◆ **WHAT THIS TASK INVOLVES**:
Extract each line of the material that follows exactly and omit its pictures.
────
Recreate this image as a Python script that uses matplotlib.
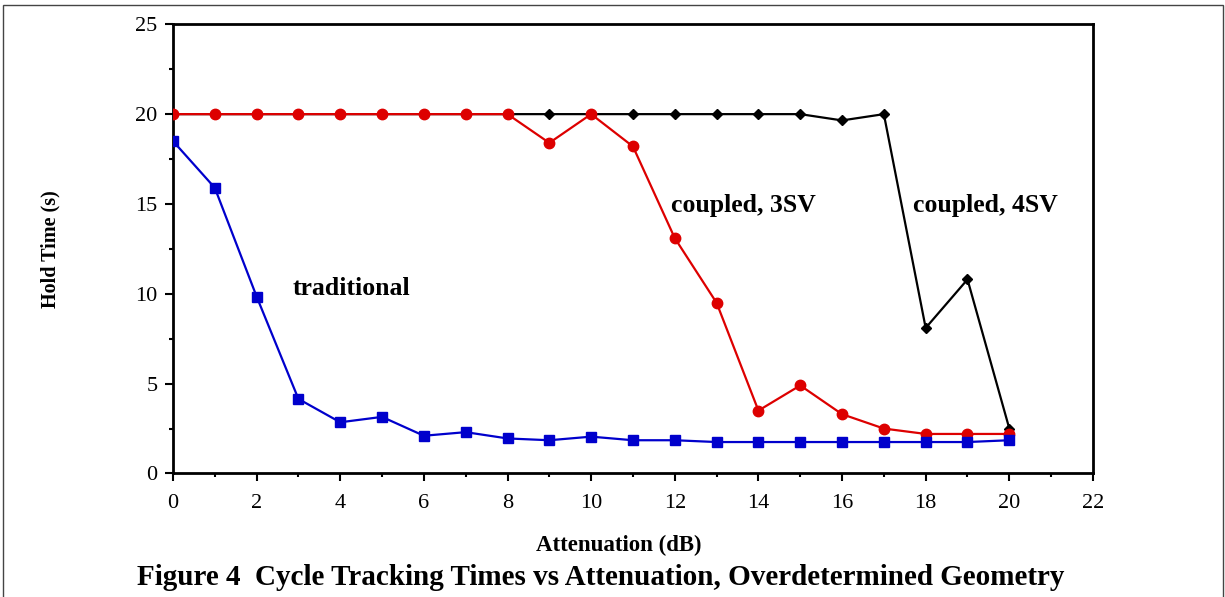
import numpy as np
import matplotlib.pyplot as plt
from matplotlib.patches import Rectangle
from matplotlib.ticker import MultipleLocator

plt.rcParams['font.family'] = ['Liberation Serif', 'DejaVu Serif']

attenuation = list(range(21))
traditional = [18.5, 15.9, 9.85, 4.15, 2.85, 3.15, 2.1, 2.3, 1.95, 1.85, 2.05,
               1.85, 1.85, 1.75, 1.75, 1.75, 1.75, 1.75, 1.75, 1.75, 1.85]
coupled_3sv = [20, 20, 20, 20, 20, 20, 20, 20, 20, 18.4, 20,
               18.2, 13.1, 9.5, 3.5, 4.9, 3.3, 2.5, 2.2, 2.2, 2.2]
coupled_4sv = [20, 20, 20, 20, 20, 20, 20, 20, 20, 20, 20,
               20, 20, 20, 20, 20, 19.65, 20, 8.1, 10.8, 2.5]

fig = plt.figure(figsize=(12.25, 5.97), dpi=100)
ax = fig.add_axes([0.1412, 0.2069, 0.7510, 0.7524])

# thin frame round the whole figure
fig.patches.append(Rectangle((0.0025, -0.05), 0.9955, 1.042, transform=fig.transFigure,
                             fill=False, edgecolor='#444444', linewidth=1.0))

ax.plot(attenuation, coupled_4sv, color='black', linewidth=1.6,
        marker='D', markersize=5, zorder=3)
ax.plot(attenuation, coupled_3sv, color='#dd0000', linewidth=1.6,
        marker='o', markersize=7.5, zorder=4)
ax.plot(attenuation, traditional, color='#0000cc', linewidth=1.6,
        marker='s', markersize=7.5, zorder=5)

ax.text(2.85, 10.3, 'traditional', fontsize=18.5, fontweight='bold', va='center')
ax.text(11.9, 14.9, 'coupled, 3SV', fontsize=18.5, fontweight='bold', va='center')
ax.text(17.7, 14.9, 'coupled, 4SV', fontsize=18.5, fontweight='bold', va='center')

ax.set_xlim(0, 22)
ax.set_ylim(0, 25)
ax.xaxis.set_major_locator(MultipleLocator(2))
ax.xaxis.set_minor_locator(MultipleLocator(1))
ax.yaxis.set_major_locator(MultipleLocator(5))
ax.yaxis.set_minor_locator(MultipleLocator(2.5))
ax.tick_params(which='major', direction='out', length=6, width=1.5, labelsize=16)
ax.tick_params(axis='x', which='major', pad=9)
ax.tick_params(axis='y', which='major', pad=5)
ax.tick_params(which='minor', direction='out', length=3, width=1.5)
for s in ax.spines.values():
    s.set_linewidth(2)

fig.text(0.505, 0.087, 'Attenuation (dB)', ha='center', va='center',
         fontsize=16.5, fontweight='bold')
fig.text(0.0416, 0.583, 'Hold Time (s)', ha='center', va='center', rotation=90,
         fontsize=14.5, fontweight='bold')

fig.text(0.49, 0.032, 'Figure 4  Cycle Tracking Times vs Attenuation, Overdetermined Geometry',
         ha='center', va='center', fontsize=21, fontweight='bold')

fig.savefig('out.png', dpi=100)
────
◆ **SOLUTION BELOW**:
Recreate this image as a Python script that uses matplotlib.
import numpy as np
import matplotlib.pyplot as plt
from matplotlib.patches import Rectangle
from matplotlib.ticker import MultipleLocator

plt.rcParams['font.family'] = ['Liberation Serif', 'DejaVu Serif']

attenuation = list(range(21))
traditional = [18.5, 15.9, 9.85, 4.15, 2.85, 3.15, 2.1, 2.3, 1.95, 1.85, 2.05,
               1.85, 1.85, 1.75, 1.75, 1.75, 1.75, 1.75, 1.75, 1.75, 1.85]
coupled_3sv = [20, 20, 20, 20, 20, 20, 20, 20, 20, 18.4, 20,
               18.2, 13.1, 9.5, 3.5, 4.9, 3.3, 2.5, 2.2, 2.2, 2.2]
coupled_4sv = [20, 20, 20, 20, 20, 20, 20, 20, 20, 20, 20,
               20, 20, 20, 20, 20, 19.65, 20, 8.1, 10.8, 2.5]

fig = plt.figure(figsize=(12.25, 5.97), dpi=100)
ax = fig.add_axes([0.1412, 0.2069, 0.7510, 0.7524])

# thin frame round the whole figure
fig.patches.append(Rectangle((0.0025, -0.05), 0.9955, 1.042, transform=fig.transFigure,
                             fill=False, edgecolor='#444444', linewidth=1.0))

ax.plot(attenuation, coupled_4sv, color='black', linewidth=1.6,
        marker='D', markersize=5, zorder=3)
ax.plot(attenuation, coupled_3sv, color='#dd0000', linewidth=1.6,
        marker='o', markersize=7.5, zorder=4)
ax.plot(attenuation, traditional, color='#0000cc', linewidth=1.6,
        marker='s', markersize=7.5, zorder=5)

ax.text(2.85, 10.3, 'traditional', fontsize=18.5, fontweight='bold', va='center')
ax.text(11.9, 14.9, 'coupled, 3SV', fontsize=18.5, fontweight='bold', va='center')
ax.text(17.7, 14.9, 'coupled, 4SV', fontsize=18.5, fontweight='bold', va='center')

ax.set_xlim(0, 22)
ax.set_ylim(0, 25)
ax.xaxis.set_major_locator(MultipleLocator(2))
ax.xaxis.set_minor_locator(MultipleLocator(1))
ax.yaxis.set_major_locator(MultipleLocator(5))
ax.yaxis.set_minor_locator(MultipleLocator(2.5))
ax.tick_params(which='major', direction='out', length=6, width=1.5, labelsize=16)
ax.tick_params(axis='x', which='major', pad=9)
ax.tick_params(axis='y', which='major', pad=5)
ax.tick_params(which='minor', direction='out', length=3, width=1.5)
for s in ax.spines.values():
    s.set_linewidth(2)

fig.text(0.505, 0.087, 'Attenuation (dB)', ha='center', va='center',
         fontsize=16.5, fontweight='bold')
fig.text(0.0416, 0.583, 'Hold Time (s)', ha='center', va='center', rotation=90,
         fontsize=14.5, fontweight='bold')

fig.text(0.49, 0.032, 'Figure 4  Cycle Tracking Times vs Attenuation, Overdetermined Geometry',
         ha='center', va='center', fontsize=21, fontweight='bold')

fig.savefig('out.png', dpi=100)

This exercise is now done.